DATA FOR THIS EXERCISE

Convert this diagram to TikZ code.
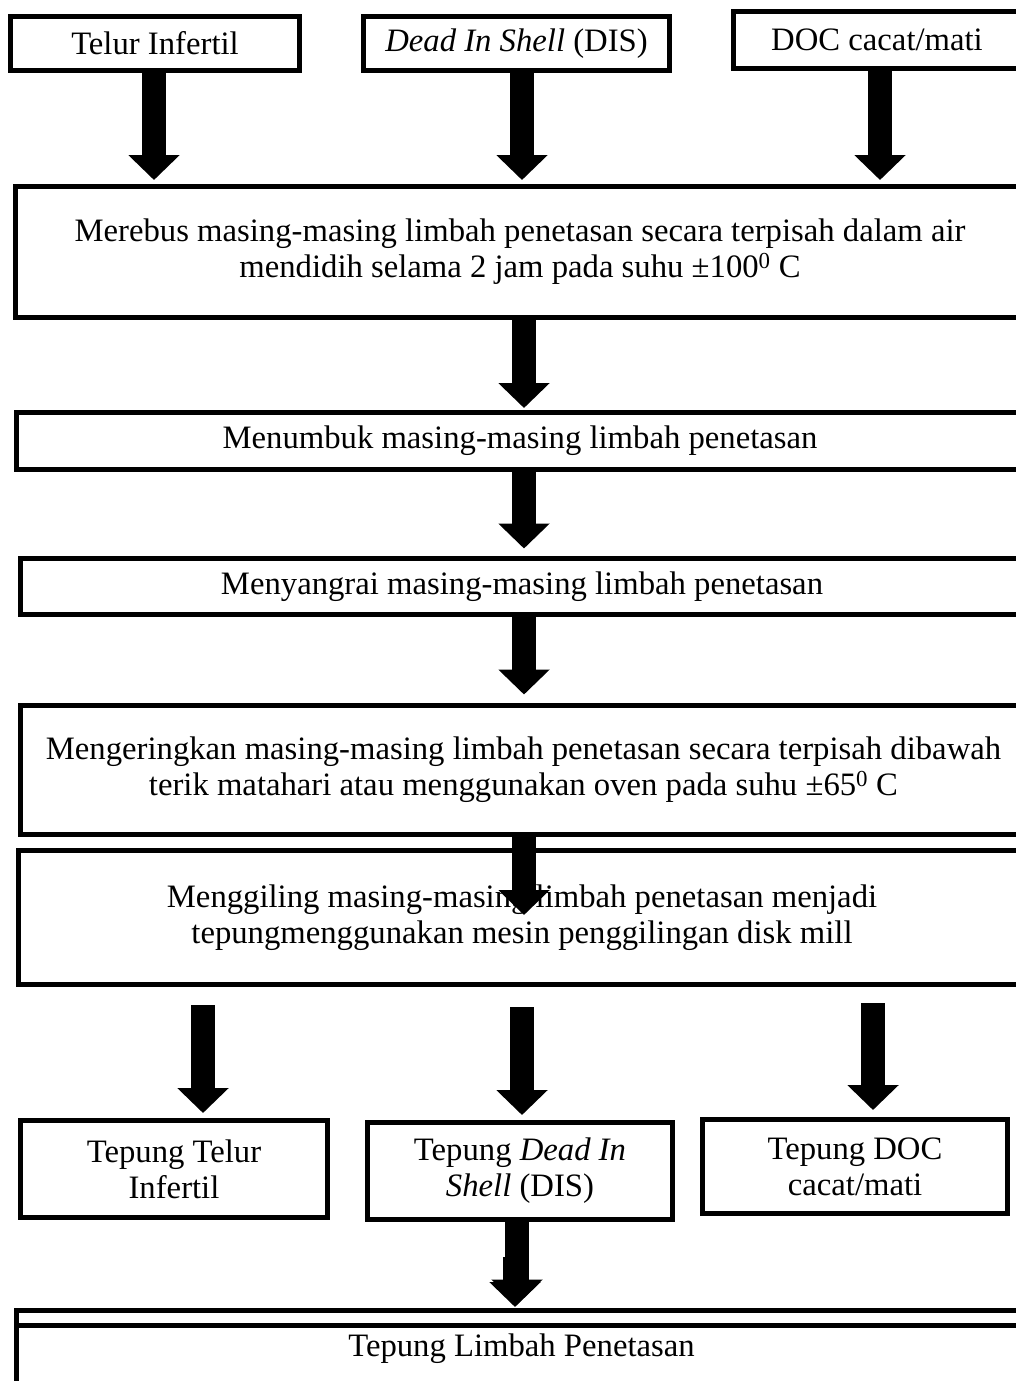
\documentclass[tikz,border=0pt]{standalone}
\usepackage{fontspec}
\setmainfont{Liberation Serif}
\usetikzlibrary{arrows.meta,calc}
\begin{document}
\begin{tikzpicture}[x=1pt,y=-1pt,
  box/.style={draw, line width=5pt, rectangle, outer sep=0pt, inner sep=0pt, align=center,
    font=\fontsize{32.7}{36}\selectfont},
  fat/.style={line width=24pt, -{Triangle[length=25pt,width=50pt]}}]
\useasboundingbox (0,0) rectangle (1016,1381);
\fill[white] (0,0) rectangle (1016,1381);
\clip (0,0) rectangle (1016,1381);
% named x positions of the arrows
\coordinate (xa) at (154,0);
\coordinate (xb) at (522,0);
\coordinate (xc) at (880,0);
\coordinate (xm) at (524,0);
\coordinate (xd) at (203,0);
\coordinate (xe) at (522,0);
\coordinate (xf) at (873,0);
\coordinate (xg) at (517,0);
\coordinate (xh) at (515,0);
% top row
\node[box, minimum width=289pt, minimum height=54pt] (b1) at (155,43.5) {Telur Infertil};
\node[box, minimum width=306pt, minimum height=54pt] (b2) at (516.5,43.5) {\textit{Dead In Shell} (DIS)};
\node[box, minimum width=287pt, minimum height=57pt] (b3) at (877,40) {DOC cacat/mati};
% process steps
\node[box, minimum width=1009pt, minimum height=131pt] (m1) at (520,252)
  {Merebus masing-masing limbah penetasan secara terpisah dalam air\\
   mendidih selama 2 jam pada suhu ±100\textsuperscript{0} C};
\node[box, minimum width=1007pt, minimum height=57pt] (m2) at (520,441)
  {Menumbuk masing-masing limbah penetasan};
\node[box, minimum width=1003pt, minimum height=56pt] (m3) at (522,586.5)
  {Menyangrai masing-masing limbah penetasan};
\node[box, minimum width=1006pt, minimum height=129pt] (m4) at (523.5,770)
  {Mengeringkan masing-masing limbah penetasan secara terpisah dibawah\\
   terik matahari atau menggunakan oven pada suhu ±65\textsuperscript{0} C};
\node[box, minimum width=1007pt, minimum height=134pt] (m5) at (522,917.5)
  {Menggiling masing-masing limbah penetasan menjadi\\
   tepungmenggunakan mesin penggilingan disk mill};
% product row
\node[box, minimum width=307pt, minimum height=97pt] (t1) at (174,1169) {Tepung Telur\\ Infertil};
\node[box, minimum width=305pt, minimum height=97pt] (t2) at (520,1171) {Tepung \textit{Dead In}\\ \textit{Shell} (DIS)};
\node[box, minimum width=305pt, minimum height=94pt] (t3) at (855,1166.5) {Tepung DOC\\ cacat/mati};
% final box (two overlapping frames)
\node[box, anchor=north west, minimum width=1010pt, minimum height=150pt] (l0) at (16.5,1310.5) {};
\node[box, anchor=north west, minimum width=1010pt,
  text height=31pt, text depth=100pt] (l1) at (16.5,1325.5) {Tepung Limbah Penetasan};
% arrows
\draw[fat, shorten >=6.5pt] (b1.south -| xa) -- (m1.north -| xa);
\draw[fat, shorten >=6.5pt] (b2.south -| xb) -- (m1.north -| xb);
\draw[fat, shorten >=6.5pt] (b3.south -| xc) -- (m1.north -| xc);
\draw[fat, shorten >=4.5pt] (m1.south -| xm) -- (m2.north -| xm);
\draw[fat, shorten >=10pt] (m2.south -| xm) -- (m3.north -| xm);
\draw[fat, shorten >=11pt] (m3.south -| xm) -- (m4.north -| xm);
\draw[fat] (m4.south -| xm) -- ($(m5.north -| xm)+(0,64.5)$);
\draw[fat, shorten >=7.5pt] ($(m5.south -| xd)+(0,20.5)$) -- (t1.north -| xd);
\draw[fat, shorten >=7.5pt] ($(m5.south -| xe)+(0,22.5)$) -- (t2.north -| xe);
\draw[fat, shorten >=9.5pt] ($(m5.south -| xf)+(0,18.5)$) -- (t3.north -| xf);
\draw[fat, shorten >=6pt] (t2.south -| xg) -- (l0.north -| xg);
\draw[fat, shorten >=3.5pt] ($(t2.south -| xh)+(0,37)$) -- (l0.north -| xh);
\end{tikzpicture}
\end{document}
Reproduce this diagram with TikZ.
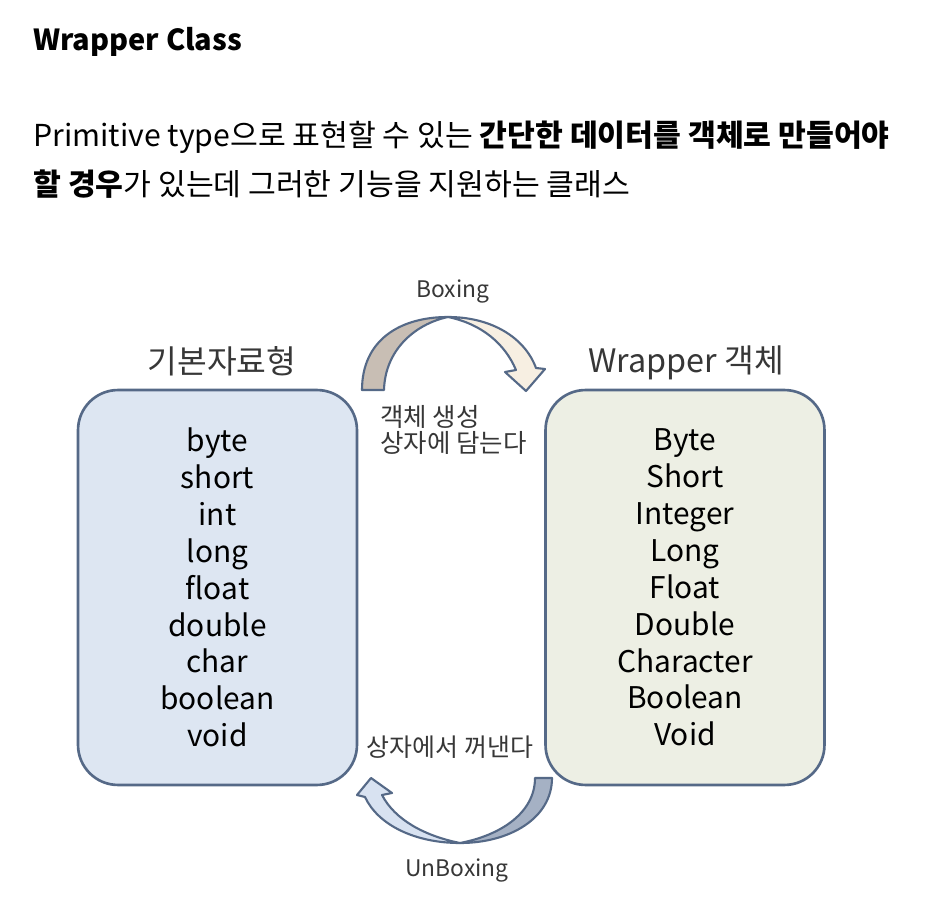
\documentclass[tikz,border=0pt]{standalone}
\usepackage{fontspec}
\setmainfont{Noto Sans CJK KR}
\usetikzlibrary{positioning}
\definecolor{boxline}{RGB}{85,105,135}
\definecolor{primfill}{RGB}{221,230,242}
\definecolor{wrapfill}{RGB}{237,239,228}
\definecolor{boxtan}{RGB}{200,190,180}
\definecolor{boxcream}{RGB}{247,239,226}
\definecolor{undark}{RGB}{165,177,196}
\definecolor{unlight}{RGB}{216,226,241}
\definecolor{labelgray}{RGB}{55,55,55}

\begin{document}
\begin{tikzpicture}[x=0.02cm,y=-0.02cm,
    typebox/.style={draw=boxline, line width=1.5pt, rounded corners=0.8cm,
      minimum width=5.58cm, minimum height=7.9cm, align=center,
      font=\fontsize{17}{21}\selectfont},
    boxhead/.style={font=\fontsize{18.4}{20}\selectfont, text=labelgray},
    arrowlabel/.style={font=\fontsize{13}{15}\selectfont, text=labelgray},
    bentarrow/.style={draw=boxline, line width=1.2pt, line join=round}]
        \useasboundingbox[fill=white] (0,0) rectangle (930,912);
        %Header
        \node (title) [anchor=base west, inner sep=0, font=\bfseries\fontsize{16.5}{18}\selectfont] at (33,51) {Wrapper Class};
        \node (line1) [anchor=base west, inner sep=0, font=\fontsize{17.2}{18}\selectfont] at (33,147)
          {Primitive type으로 표현할 수 있는 \textbf{간단한 데이터를 객체로 만들어야}};
        \node (line2) [anchor=base west, inner sep=0, font=\fontsize{17.2}{18}\selectfont] at (33,196)
          {\textbf{할 경우}가 있는데 그러한 기능을 지원하는 클래스};
        %Boxes
        \node (prim) [typebox, fill=primfill] at (217.5,587.5)
          {byte\\short\\int\\long\\float\\double\\char\\boolean\\void};
        \node (wrap) [typebox, fill=wrapfill] at (685,587.5)
          {Byte\\Short\\Integer\\Long\\Float\\Double\\Character\\Boolean\\Void};
        \node (primhead) [boxhead] at (222,361) {기본자료형};
        \node (wraphead) [boxhead] at (686,363) {Wrapper 객체};
        %Boxing arrow
        \filldraw[bentarrow, fill=boxtan] (362,390) .. controls (362,340) and (400,317) .. (448,317)
          .. controls (415,324) and (385,350) .. (384,390) -- cycle;
        \filldraw[bentarrow, fill=boxcream] (448,317) .. controls (492,317) and (525,338) .. (536,368)
          -- (545,369) -- (526,391) -- (505,372) -- (516,370)
          .. controls (505,344) and (482,324) .. (448,317) -- cycle;
        %UnBoxing arrow
        \filldraw[bentarrow, fill=undark] (552,778) .. controls (552,818) and (510,843) .. (460,843)
          .. controls (502,835) and (535,812) .. (535,778) -- cycle;
        \filldraw[bentarrow, fill=unlight] (460,843) .. controls (415,843) and (378,825) .. (365,797)
          -- (357,795) -- (371,778) -- (392,793) -- (382,795)
          .. controls (395,820) and (425,836) .. (460,843) -- cycle;
        %Labels
        \node (boxing) [arrowlabel] at (453,292) {Boxing};
        \node (unboxing) [arrowlabel] at (457,870) {UnBoxing};
        \node (boxnote) [arrowlabel, anchor=west, align=left, font=\fontsize{14.5}{14.7}\selectfont] at (374,430)
          {객체 생성\\상자에 담는다};
        \node (unboxnote) [arrowlabel, font=\fontsize{14.2}{15}\selectfont] at (450,747) {상자에서 꺼낸다};
      \end{tikzpicture}
\end{document}
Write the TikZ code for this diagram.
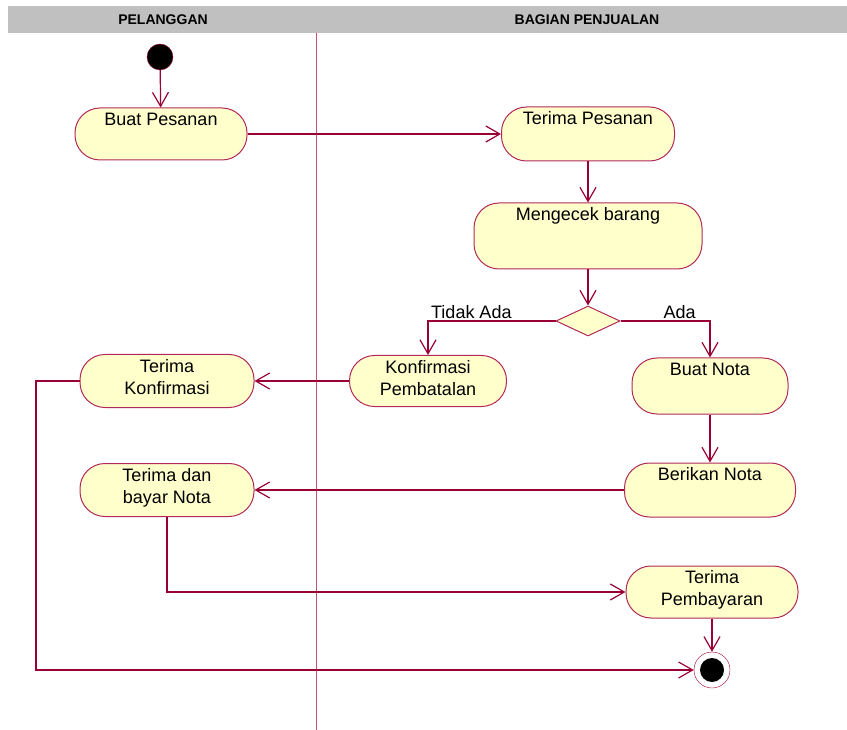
\documentclass[tikz,border=0pt]{standalone}
\usepackage{fontspec}
\setmainfont{Liberation Sans}
\usetikzlibrary{shapes.geometric, arrows.meta, positioning}

\definecolor{alurmerah}{RGB}{153,0,51}
\definecolor{aktisi}{RGB}{255,255,204}
\definecolor{aktgaris}{RGB}{178,40,90}
\definecolor{jalurabu}{RGB}{192,192,192}
\definecolor{jalurgaris}{RGB}{200,80,120}

\begin{document}
\begin{tikzpicture}[x=1pt, y=-1pt, font=\fontsize{18}{22}\selectfont,
    act/.style n args={3}{draw=aktgaris, fill=aktisi, line width=1pt,
      rounded corners=25pt, minimum width=#1, minimum height=#2,
      inner sep=0pt, label={[akttext]north:#3}},
    akttext/.style={anchor=north, inner sep=5pt, align=center},
    cabang/.style={diamond, draw=aktgaris, fill=aktisi, line width=1pt,
      minimum width=64, minimum height=30, aspect=2.13, inner sep=0pt},
    mulai/.style={circle, draw=alurmerah, fill=black, minimum size=26, inner sep=0pt},
    akhir/.style={circle, draw=alurmerah, fill=white, minimum size=36, inner sep=0pt,
      path picture={\fill[black] (path picture bounding box.center) circle (12);}},
    alur/.style={->, >={Straight Barb[length=14pt,width=16pt]}, draw=alurmerah, line width=1.2pt},
    judul/.style={font=\bfseries\fontsize{14}{16}\selectfont}]
  \useasboundingbox (0,0) rectangle (847,730);

  % swimlanes
  \fill[jalurabu] (8,6) rectangle (847,33);
  \node[judul] (jPelanggan) at (163,20) {PELANGGAN};
  \node[judul] (jPenjualan) at (587,20) {BAGIAN PENJUALAN};
  \draw[jalurgaris, line width=1pt] (316,33) -- (316,730);

  % states
  \node[mulai] (start) at (160,57) {};
  \node[act={172}{52}{Buat Pesanan}] (buat) at (161,134) {};
  \node[act={173}{54}{Terima Pesanan}] (tpesan) at (588,134) {};
  \node[act={228}{66}{Mengecek barang}] (cek) at (588,236) {};
  \node[cabang] (cabang) at (588,321) {};
  \node[act={157}{51}{Konfirmasi\\Pembatalan}] (batal) at (428,381) {};
  \node[act={156}{56}{Buat Nota}] (bnota) at (710,386) {};
  \node[act={174}{53}{Terima\\Konfirmasi}] (tkonf) at (167,381) {};
  \node[act={174}{53}{Terima dan\\bayar Nota}] (tbayar) at (167,490) {};
  \node[act={171}{54}{Berikan Nota}] (berikan) at (710,490) {};
  \node[act={172}{52}{Terima\\Pembayaran}] (tbayaran) at (712,592) {};
  \node[akhir] (selesai) at (712,670) {};
  \coordinate (belok) at (36,670);

  % transitions
  \draw[alur] (start) -- (buat);
  \draw[alur] (buat) -- (tpesan);
  \draw[alur] (tpesan) -- (cek);
  \draw[alur] (cek) -- (cabang);
  \draw[alur] (cabang.west) -| node[pos=0.33, above, inner sep=2pt] (lTidak) {Tidak Ada} (batal.north);
  \draw[alur] (cabang.east) -| node[pos=0.33, above, inner sep=2pt] (lAda) {Ada} (bnota.north);
  \draw[alur] (batal) -- (tkonf);
  \draw[alur] (bnota) -- (berikan);
  \draw[alur] (berikan) -- (tbayar);
  \draw[alur] (tbayar.south) |- (tbayaran.west);
  \draw[alur] (tbayaran) -- (selesai);
  \draw[alur] (tkonf.west) -| (belok) -- (selesai);
\end{tikzpicture}
\end{document}
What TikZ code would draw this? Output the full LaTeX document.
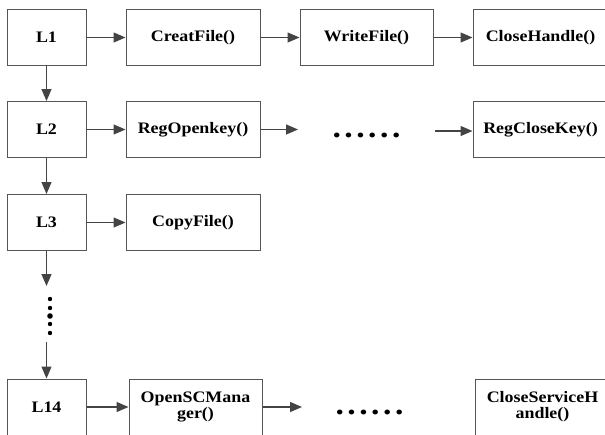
\documentclass[tikz,border=0pt]{standalone}
\usepackage{fontspec}
\setmainfont[FakeStretch=1.12]{Liberation Serif}
\usepackage{xcolor}
\usetikzlibrary{arrows.meta}
\definecolor{edgegray}{HTML}{555555}
\definecolor{arrowgray}{HTML}{444444}
\newcommand{\dotrow}{\fontsize{30}{30}\selectfont
  .\hspace{3.5pt}.\hspace{3.5pt}.\hspace{3.5pt}.\hspace{3.5pt}.\hspace{3.5pt}.}

\begin{document}
\begin{tikzpicture}[x=1pt, y=-1pt,
  every node/.style={font=\bfseries\fontsize{16}{16}\selectfont},
  lbox/.style={draw=edgegray, line width=1pt, minimum width=79pt,
               minimum height=56pt, inner sep=1pt, align=center},
  fbox/.style={lbox, minimum width=134pt},
  arr/.style={-{Triangle[length=12pt,width=10pt]}, line width=1.3pt,
              draw=arrowgray}
]
\useasboundingbox (0,0) rectangle (605,434);
\clip (0,0) rectangle (605,434);

\node[lbox] (l1) at (46.5,37.5) {L1};
\node[fbox] (creat) at (193,37.5) {CreatFile()};
\node[fbox, minimum width=133pt] (write) at (366.5,37.5) {WriteFile()};
\node[fbox, minimum width=135pt] (closeh) at (540.5,37.5) {CloseHandle()};

\node[lbox] (l2) at (46.5,129.5) {L2};
\node[fbox] (regopen) at (193,129.5) {RegOpenkey()};
\node (dotsb) at (366.5,135) {\dotrow};
\node[fbox, minimum width=135pt] (regclose) at (540.5,129.5) {RegCloseKey()};

\node[lbox] (l3) at (46.5,222.5) {L3};
\node[fbox] (copy) at (193,222.5) {CopyFile()};

\node[lbox] (l14) at (46.5,407) {L14};
\node[fbox, minimum width=133pt] (opensc) at (195.5,407) {OpenSCMana\\ger()};
\node (dotsd) at (369.5,412) {\dotrow};
\node[fbox, minimum width=135pt] (closesvc) at (542.5,407) {CloseServiceH\\andle()};

% free ends
\coordinate (regout) at (298,129.5);
\coordinate (regin) at (435,131);
\coordinate (l3out) at (46.5,286);
\coordinate (l14in) at (46.5,342);
\coordinate (openout) at (302,407);

\draw[arr] (l1) -- (creat);
\draw[arr] (creat) -- (write);
\draw[arr] (write) -- (closeh);
\draw[arr] (l2) -- (regopen);
\draw[arr] (regopen) -- (regout);
\draw[arr] (regin) -- (regin -| regclose.west);
\draw[arr] (l3) -- (copy);
\draw[arr] (l14) -- (opensc);
\draw[arr] (opensc) -- (openout);

\draw[arr] (l1) -- (l2);
\draw[arr] (l2) -- (l3);
\draw[arr] (l3) -- (l3out);
\draw[arr] (l14in) -- (l14);

\foreach \y/\r in {299/2.2, 308/2.2, 316/2.8, 324/2.2, 333/2.2}
  \fill[black] (50,\y) circle (\r pt);
\end{tikzpicture}
\end{document}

DESCRIPTION OF THE TASK
Word for word, repeat the lines above from the one with "What TikZ code" through the one with "minimum width=135pt] (regclose)", and nothing beyond them. Omit the pictures.

RESULT
What TikZ code would draw this? Output the full LaTeX document.
\documentclass[tikz,border=0pt]{standalone}
\usepackage{fontspec}
\setmainfont[FakeStretch=1.12]{Liberation Serif}
\usepackage{xcolor}
\usetikzlibrary{arrows.meta}
\definecolor{edgegray}{HTML}{555555}
\definecolor{arrowgray}{HTML}{444444}
\newcommand{\dotrow}{\fontsize{30}{30}\selectfont
  .\hspace{3.5pt}.\hspace{3.5pt}.\hspace{3.5pt}.\hspace{3.5pt}.\hspace{3.5pt}.}

\begin{document}
\begin{tikzpicture}[x=1pt, y=-1pt,
  every node/.style={font=\bfseries\fontsize{16}{16}\selectfont},
  lbox/.style={draw=edgegray, line width=1pt, minimum width=79pt,
               minimum height=56pt, inner sep=1pt, align=center},
  fbox/.style={lbox, minimum width=134pt},
  arr/.style={-{Triangle[length=12pt,width=10pt]}, line width=1.3pt,
              draw=arrowgray}
]
\useasboundingbox (0,0) rectangle (605,434);
\clip (0,0) rectangle (605,434);

\node[lbox] (l1) at (46.5,37.5) {L1};
\node[fbox] (creat) at (193,37.5) {CreatFile()};
\node[fbox, minimum width=133pt] (write) at (366.5,37.5) {WriteFile()};
\node[fbox, minimum width=135pt] (closeh) at (540.5,37.5) {CloseHandle()};

\node[lbox] (l2) at (46.5,129.5) {L2};
\node[fbox] (regopen) at (193,129.5) {RegOpenkey()};
\node (dotsb) at (366.5,135) {\dotrow};
\node[fbox, minimum width=135pt] (regclose) at (540.5,129.5) {RegCloseKey()};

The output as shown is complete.